While relationship uncertainty and interference were both linked to lower sexual satisfaction, she found there was a mediating factor: sexual communication.
She asked the couples a bunch of questions to understand how they felt about talking about sex, how often they did it, and how successful those conversations tended to be. Turns out, relationship uncertainty and interference didn’t just automatically make a couple’s sex life worse—they did so by way of stamping out conversations about sex.
The more uncertain partners felt about the relationship and the more they perceived interference in their lives because of the relationship, the less likely they were to talk openly about sex—and the less likely it was for any sex talk they did have to go well.
“When individuals in the context of depression grapple with ambiguity about the status of their partnership, they are less likely to engage in conversations about sex,” Delaney writes in the paper on her findings. “When facing disruptions to day-to-day routines and goals as a result of interdependence with their partner, people might feel embarrassed, frustrated, or hesitant to engage in a conversation about sex.”
That lack of sexual communication (and lack of effective sexual communication) was largely what was associated with a worse sex life.

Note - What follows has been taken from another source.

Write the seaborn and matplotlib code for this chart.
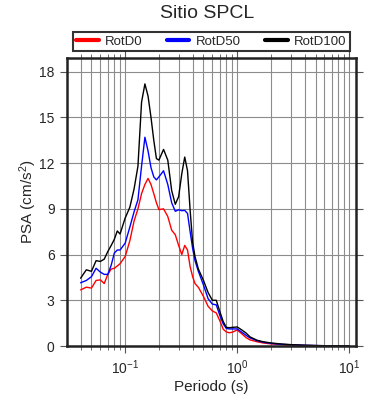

And understandably so: it’s hard to have good sex if you’re not feeling comfortable talking about what turns you on, what you want, and don’t want. Many past studies have shown that not being able to have open conversations about sex is linked with less satisfying sex. It seems simple, but the truth is, talking about sex is something many people struggle with. And when you add depression to the mix, it can only make these conversations feel all the more difficult.